Since time immemorial, Google has always had a love affair with Wikipedia. Tons of Google search results has Wikipedia on top of them and it has been estimated that 96.6% of Wikipedia pages rank on Google’s first page results.
Now that’s a lot of numbers. In the US alone, 49.57% of Wikipedia traffic are coming from Google. The total number of unique visitors reported was 42,880,000.
A couple of days ago, Google announced a new web service called “Knol”.
Earlier this week, we started inviting a selected group of people to try a new, free tool that we are calling “knol”, which stands for a unit of knowledge. Our goal is to encourage people who know a particular subject to write an authoritative article about it. The tool is still in development and this is just the first phase of testing. For now, using it is by invitation only. But we wanted to share with everyone the basic premises and goals behind this project.
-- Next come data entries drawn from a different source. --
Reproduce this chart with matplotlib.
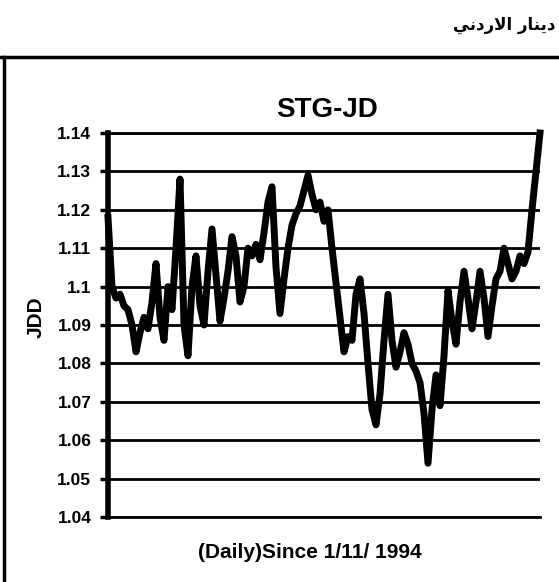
import numpy as np
import matplotlib
matplotlib.use('Agg')
import matplotlib.pyplot as plt
from matplotlib.lines import Line2D

# Datos (tipo de cambio diario STG-JD)
rate = [1.118, 1.100, 1.097, 1.098, 1.095, 1.094, 1.090, 1.083, 1.088, 1.092,
        1.089, 1.096, 1.106, 1.092, 1.086, 1.100, 1.094, 1.110, 1.128, 1.090,
        1.082, 1.100, 1.108, 1.095, 1.090, 1.104, 1.115, 1.103, 1.091, 1.097,
        1.104, 1.113, 1.108, 1.096, 1.100, 1.110, 1.108, 1.111, 1.107, 1.114,
        1.122, 1.126, 1.105, 1.093, 1.102, 1.110, 1.116, 1.119, 1.121, 1.125,
        1.129, 1.124, 1.120, 1.122, 1.117, 1.120, 1.110, 1.101, 1.092, 1.083,
        1.087, 1.086, 1.098, 1.102, 1.093, 1.080, 1.068, 1.064, 1.072, 1.086,
        1.098, 1.086, 1.079, 1.083, 1.088, 1.085, 1.080, 1.078, 1.075, 1.067,
        1.054, 1.068, 1.077, 1.069, 1.082, 1.099, 1.091, 1.085, 1.096, 1.104,
        1.097, 1.089, 1.096, 1.104, 1.097, 1.087, 1.095, 1.102, 1.104, 1.110,
        1.106, 1.102, 1.104, 1.108, 1.106, 1.109, 1.120, 1.130, 1.140]
yticks = [1.04, 1.05, 1.06, 1.07, 1.08, 1.09, 1.10, 1.11, 1.12, 1.13, 1.14]
ylabels = ['1.04', '1.05', '1.06', '1.07', '1.08', '1.09', '1.1',
           '1.11', '1.12', '1.13', '1.14']

W, H = 559, 582
fig = plt.figure(figsize=(W / 100, H / 100), dpi=100)
ax = fig.add_axes([108 / W, 1 - 517 / H, 432 / W, 384 / H])

ax.plot(np.arange(len(rate)), rate, color='black', lw=5, clip_on=False,
        solid_joinstyle='round')
ax.set_xlim(0, len(rate) - 1)
ax.set_ylim(1.04, 1.14)
ax.set_xticks([])
ax.set_yticks(yticks)
ax.set_yticklabels(ylabels, fontsize=12.5, fontweight='bold', family='Liberation Sans')
ax.tick_params(axis='y', length=6, width=2.5, pad=6)
ax.grid(axis='y', color='black', lw=2)
ax.spines['right'].set_visible(False)
ax.spines['left'].set_linewidth(4)
ax.spines['top'].set_linewidth(2)
ax.spines['bottom'].set_linewidth(2)

fig.text(327 / W, 1 - 110 / H, 'STG-JD', ha='center', va='center',
         fontsize=20, fontweight='bold', family='Liberation Sans')
fig.text(310 / W, 1 - 553 / H, '(Daily)Since 1/11/ 1994', ha='center', va='center',
         fontsize=15, fontweight='bold', family='Liberation Sans')
fig.text(36 / W, 1 - 317 / H, 'JDD', ha='center', va='center', rotation=90,
         fontsize=15, fontweight='bold', family='Liberation Sans')

# texto arabe (dinar jordano), en formas de presentacion ya en orden visual
fig.text(555 / W, 1 - 25 / H, '\ufef2\ufee7\ufea9\ufead\ufefb\ufe8d \ufead\ufe8e\ufee8\ufef3\ufea9',
         ha='right', va='center', fontsize=12, fontweight='bold', family='DejaVu Sans')

# marco exterior
fig.add_artist(Line2D([0, 1], [1 - 57 / H, 1 - 57 / H], color='black', lw=2.5))
fig.add_artist(Line2D([4 / W, 4 / W], [0, 1 - 57 / H], color='black', lw=2.5))

fig.savefig('out.png', dpi=100)
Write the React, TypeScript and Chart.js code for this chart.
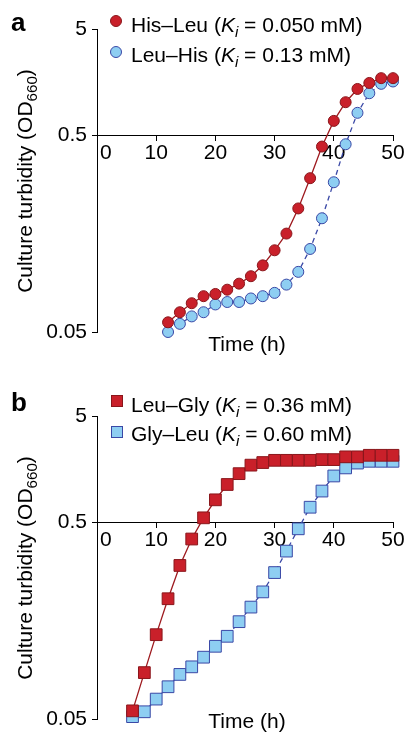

The key idea behind the knol project is to highlight authors. Books have authors’ names right on the cover, news articles have bylines, scientific articles always have authors — but somehow the web evolved without a strong standard to keep authors names highlighted. We believe that knowing who wrote what will significantly help users make better use of web content. At the heart, a knol is just a web page; we use the word “knol” as the name of the project and as an instance of an article interchangeably. It is well-organized, nicely presented, and has a distinct look and feel, but it is still just a web page. Google will provide easy-to-use tools for writing, editing, and so on, and it will provide free hosting of the content. Writers only need to write; we’ll do the rest.
People started referring to Knol as the Google Wikipedia, an About.com clone, a Yahoo Answers! though everyone else is looking at this as a Wikipedia-Killer. Jimmy Wales, founder of Wikipedia, replies:
Sounds more like Yahoo Answers than Wikipedia to me. It is not a collaborative tool, it is a competitive tool.
“We hope that knols will include the opinions and points of view of the authors who will put their reputation on the line. Anyone will be free to write. For many topics, there will likely be competing knols on the same subject. Competition of ideas is a good thing.”
Very different from a wiki, and not likely to generate much of quality.
Obviously, this is a competitive move by Google. Why send millions and millions of pages of traffic to Wikipedia when you can grab all the eyeballs yourself? Not a bad business idea. And they’re also planning to share revenues with authors.
But why now? Or why at all? If anybody still remembers, Google used to have Google Answers but later on closed it down because the say the idea didn’t fly. All the while, the free version Yahoo! Answers was flourishing.
So, maybe, just maybe, Google’s Knol is another attempt to monetize the knowledge-sharing community of Wikipedia (and the for-profit Wikia) by utilizing a Yahoo! Answers approach. The ball is rolling and tons of questions afloatin’ — will this affect Wikipedia’s favorable ranking in Google SERPs? Will Knol get preferential placements too? Will there be moderation and how will the rankings be determined? Will this kill Wikipedia?